The 10 questions we ask ourselves about black holes

1-How would you explain to a neophyte in physics what black holes consist of?

-Black holes are places where you can enter, but from which it is impossible to get out, since the force of its gravity does not let even light escape, which is what travels faster in the universe. Not only that: inside a black hole the universe ends, in a kind of reverse Big Bang in which time, space and matter, instead of starting, come to an end. The most important thing we know about black holes is that, incredible as they may seem, they actually exist, and they are present throughout the universe: most galaxies, including our own, are home to hundreds of millions of moderate size.

2-What would we see if we had one in front of us?

-If we had one in front of us, in front of a starry background, we would not only see its “shadow”, a dark disk, but it would also act as a lens that distorts the image of the stellar background around the shadow. This is because gravity deflects (like a magnifying glass) the rays of light that pass near the black hole but do not fall into it.

3-Why are they produced?

-In order for a black hole to form, a lot of mass must be concentrated in a very small space, for example, as much mass as that of the Sun, compressed within a sphere of only six kilometers. Such concentrations occur when a giant star collapses as its nuclear fuel runs out. We also believe that they were formed in the early universe, which was vastly denser and more violent than it is today.

4-There is talk of a distortion of space-time inside. If something or someone penetrated one of them, what would happen?

Whether an astronaut or a probe falls into a black hole, the force of its gravity will stretch it and compress it so violently that it will disintegrate into pieces. When this happens depends on the size of the black hole: the bigger it is, the longer we can survive. If the size of the black hole is moderate – a few kilometers – we will tear ourselves apart even before entering its interior. But if it were a supermassive black hole, we could survive for several minutes, even hours, inside it.

5-What would we see inside in the case of surviving?

It depends on many details, but we could probably observe objects that fell long before us and for which time has barely elapsed. In any case, the final disintegration would happen so quickly, in milliseconds or less, that we would not have time to feel pain. It is often speculated on the possibility of passing through a black hole to appear elsewhere in the universe. The idea is fascinating, both for science and fiction, but in light of what we know, this is not possible. Personally, if someone invited me to jump into a black hole, I would politely reply, “Come in first.”

6-Would it be possible to develop in the future a technology that allows them to be explored, for example, in a manned mission?

It seems extremely difficult, since the closest known black holes are thousands light years away, which implies that reaching them would require missions of at least thousands of years in duration. But if we ever had the technology to make these trips, then most likely we would also be able to explore the environment near the black hole. Given what we know of the human being, there would probably be no shortage of volunteers to jump inside.

7-What is your relationship with wormholes? What is the difference between them?

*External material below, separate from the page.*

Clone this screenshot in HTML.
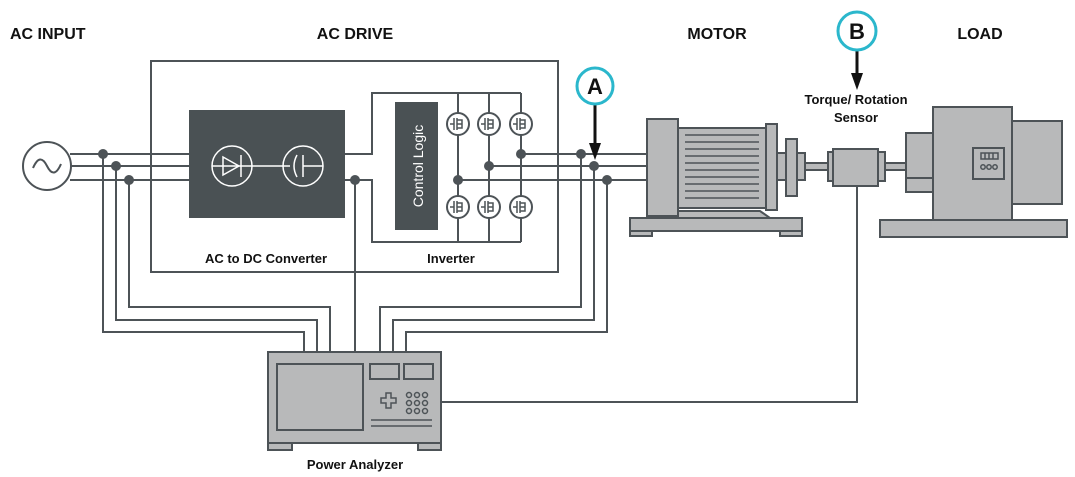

Wormholes are a kind of shortcut in the universe: let’s imagine that we are little worms on the surface of an apple, and we want to go to the other end of that apple. We can slowly crawl across the surface, or make a tunnel that takes us to the other side through a shorter path. If they existed in our universe, these tunnels would give us the way to overcome the enormous interstellar distances. Unlike black holes, where there is entry but no exit, a wormhole would allow us to make round trips. However, while today we know that black holes exist in our universe, wormholes still belong to speculation, something that we have only explored with pencil and paper using the equations of Einstein’s theory. Unfortunately, it would not be safe to travel through wormholes: they are so delicate that trying to go through them would quickly close to become black holes where, as we have seen, we would die in pieces. To this day, wormholes are just highly speculative constructions, but in any case fascinating to explore what physics allows us when we push it to its limits.

8-Gravitational waves, can black holes provide us with information?

The discovery, just over two years ago, of the gravitational waves that occurred in the collision and merger of two black holes has provided the most overwhelming evidence of the existence of these objects. Until now we only had indirect evidence of them, traces of their presence as very massive and compact but invisible objects, something like detecting the invisible man by his footprints in the snow. Gravitational waves have revealed black holes to us much more directly. One of the main questions that we now ask ourselves to solve with them is: are these really the black holes that Einstein’s theory predicts, or are they really good “imposters” instead?

9-Was Einstein aware that his theory predicted the existence of black holes?

Einstein never understood that his theory predicted black holes, and he even wrote an article in which he denied their possibility. Despite Einstein’s wonderfully creative imagination, his equations turned out to be smarter than he was, and they went far beyond what he thought possible.